Resistance switch in ferromagnet/spin glass/ferromagnet spin valves

TL;DR

This paper demonstrates a novel ferromagnet/spin glass/ferromagnet spin valve architecture in a single van-der-Waals layer, showing resistance switching due to spin state changes in the spin glass layer, with tunable properties via Bi-doping.

Contribution

It introduces a new spin valve design using a single 2D layer with tunable spin glass behavior, enabling atomic-scale spintronics integration.

Findings

Successful fabrication of a spin-valve-like structure in a single 2D layer.

Demonstration of resistance switching linked to spin state changes.

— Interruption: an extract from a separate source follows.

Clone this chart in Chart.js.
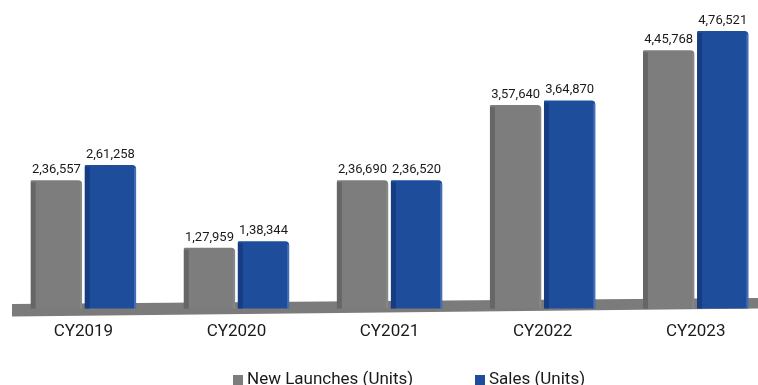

Control of spin glass properties through Bi-doping and temperature.

Abstract

We obtain in single van-der-Waals layer of MnBi2Te4 the spin-valve-like ferromagnet/spin glass (SG)/ferromagnet architecture, where the switch of individual spin states in the SG-like layer appears as the resistance switch behavior. The characteristic temperature of SG can be effectively tuned by fine-control of Bi-doping in the SG layer. A doping- and temperature-dependent phase diagram is established. We demonstrate the remote manipulation and detection of the states of individual Mn-layer spins by tunneling electrons in favor of the electron-phonon, spin-phonon, spin-transfer torque and spin-flip interactions among hot electrons, lattice and local spins, where the spin valve layer is even buried below two-quintuple-layer Bi2Te3. The integration of the SG state into spin valves opens the opportunity of realizing atomic-scale spintronics by integrating different degrees of freedom in two dimensional materials.